Elizabeth Catlett Mother and Child painting 1944

As we observe Mother’s Day this year there is one fact that often escapes notice. For more than three hundred years, most mothers in the Americas were enslaved Africans. These women gave birth to generations of children fathered by African, European, and Indigenous men. In “Middle Passage Enforced Migration,” Paul Lovejoy states that “From the sixteenth to the nineteenth centuries, the great majority of people moving from the Old World to the New World were black people. When gender is taken into consideration, then it can be said that far more black girls and women were forcibly taken to the Americas than the number of European girls and women who migrated, at least before the middle of the nineteenth century.”

By social and legal precedent, the children of these African women created wealth as property and human resource. In order to maintain a North American society based on racial hierarchy and European dominance, it was crucial that the “one drop rule” be enforced and a child’s legal status be determined by that of the mother. In fact, Thomas Jefferson, founding father and drafter of the Declaration of Independence, explicitly advises his fellow-citizens to establish and protect their wealth by the purchase of land and female captive Africans.

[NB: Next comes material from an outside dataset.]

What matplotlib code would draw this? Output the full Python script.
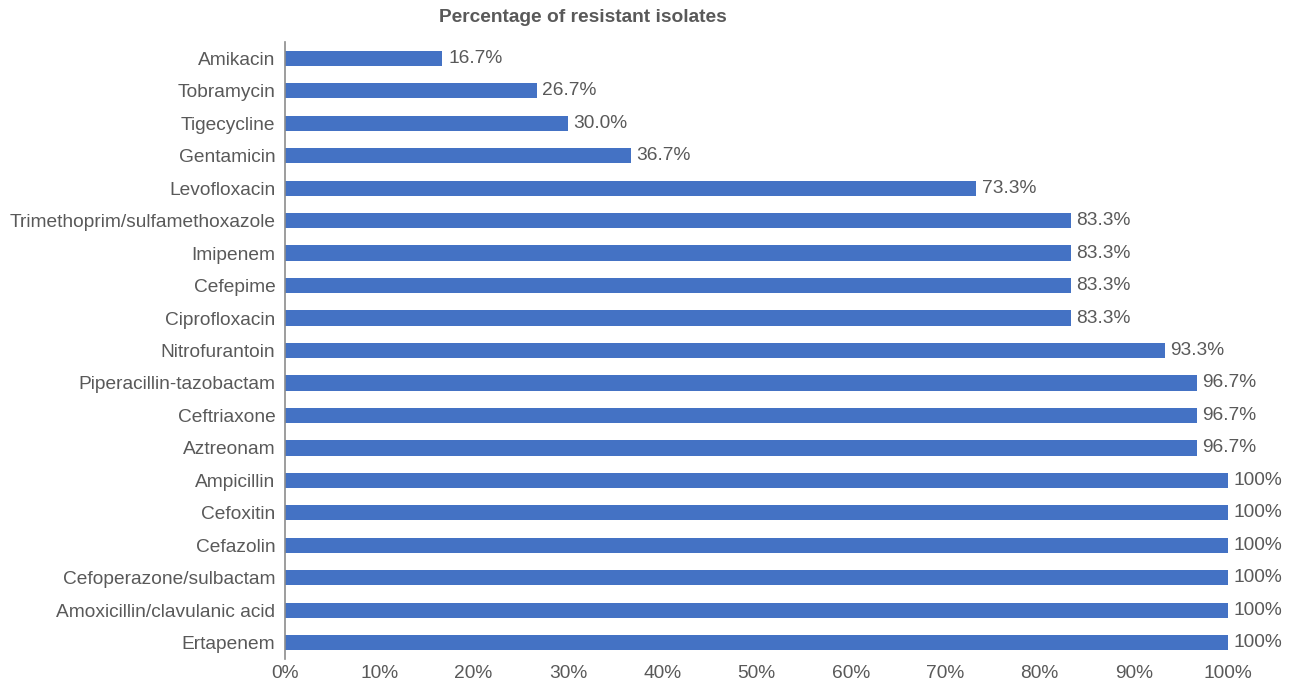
import matplotlib
matplotlib.use("Agg")
import matplotlib.pyplot as plt
from matplotlib.ticker import FuncFormatter

drugs = ["Amikacin", "Tobramycin", "Tigecycline", "Gentamicin", "Levofloxacin",
         "Trimethoprim/sulfamethoxazole", "Imipenem", "Cefepime", "Ciprofloxacin",
         "Nitrofurantoin", "Piperacillin-tazobactam", "Ceftriaxone", "Aztreonam",
         "Ampicillin", "Cefoxitin", "Cefazolin", "Cefoperazone/sulbactam",
         "Amoxicillin/clavulanic acid", "Ertapenem"]
values = [16.7, 26.7, 30.0, 36.7, 73.3, 83.3, 83.3, 83.3, 83.3, 93.3,
          96.7, 96.7, 96.7, 100, 100, 100, 100, 100, 100]
labels = ["16.7%", "26.7%", "30.0%", "36.7%", "73.3%", "83.3%", "83.3%", "83.3%",
          "83.3%", "93.3%", "96.7%", "96.7%", "96.7%", "100%", "100%", "100%",
          "100%", "100%", "100%"]

plt.rcParams['font.family'] = ['Liberation Sans', 'DejaVu Sans']
txt = "#595959"
fs = 13.8

fig = plt.figure(figsize=(12.96, 6.84), dpi=100)
ax = fig.add_axes([285/1296, 1 - 659/684, (1228-285)/1296, (659-42)/684])

y = list(range(len(drugs)))
ax.barh(y, values, height=0.47, color="#4472C4")
ax.set_ylim(len(drugs) - 0.5, -0.5)
ax.set_xlim(0, 100)
ax.set_yticks(y)
ax.set_yticklabels(drugs, fontsize=fs, color=txt)
ax.set_xticks(range(0, 101, 10))
ax.xaxis.set_major_formatter(FuncFormatter(lambda v, p: f"{int(v)}%"))
ax.tick_params(axis='x', labelsize=fs, colors=txt, length=0, pad=4)
ax.tick_params(axis='y', length=0, pad=7)
for s in ["top", "right", "bottom"]:
    ax.spines[s].set_visible(False)
ax.spines["left"].set_color("#8c8c8c")
ax.spines["left"].set_linewidth(1.2)

for yi, v, lab in zip(y, values, labels):
    ax.annotate(lab, (v, yi), xytext=(4, 0), textcoords="offset points",
                va="center", ha="left", fontsize=fs, color=txt)

fig.text(583/1296, 1 - 18/684, "Percentage of resistant isolates", ha="center",
         va="center", fontsize=13.8, fontweight="bold", color=txt)

fig.savefig("out.png", dpi=100)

Deprived of the rights and privileges of motherhood, many enslaved women seldom had the opportunity to protect and raise their own children. The narratives of enslaved mothers are replete with suffering, horror, separation, and injustice. Yet, enslaved mothers were nurturers of America’s children – the offspring of others and their own when possible. They transmitted and adapted vestiges of their individual ethnic cultures throughout the diaspora. “Furthermore, people of African and Native American origins intermingled, generating composite and dynamic communities that owed little if anything to European influence” (Lovejoy “Middle Passage”). Grounded in American culture, to this day Black women symbolize caretakers in this nation.

Although there was a “relative scarcity of females [in the Americas], enslaved women often constituted the majority, sometimes the overwhelming majority, of available women for procreation. The movement of people of African descent to the Americas was a central dynamic of the resettlement of the Americas after the disastrous decline in the Native American population” (Lovejoy “Identity in the Shadow of Slavery”). No matter our individual perception, the truth is there is no ethnically pure person anywhere on this land. Acknowledging this history, former Louisiana governor Huey Long’s quip, “… a nickel’s worth of red beans and a dime’s worth of rice would feed all of the pure whites…” is certainly appropriate. Most Americans are descended from or related to someone of African descent. We have ancestors who took part in this history. This is not a rationale of dilution but an acceptance of reality. We are so conditioned by a racial caste system that we often fail to envision ourselves as residents where people have a shared heritage spanning almost 500 years – since 1526.   

We owe our maternal ancestors honor and a debt of gratitude. Wherever they were transported and held in bondage, these women “found ways to express themselves, and despite the oppressive conditions, Africans and their descendants reestablished old practices and formulated new communities in which religious expression, music, and folklore had a prominent role, prompting a series of cultural renaissances in Brazil, Cuba, and elsewhere” (Lovejoy “Identity”).Middle Passage Ceremonies and Port Markers Project commemorates all mothers on this special day.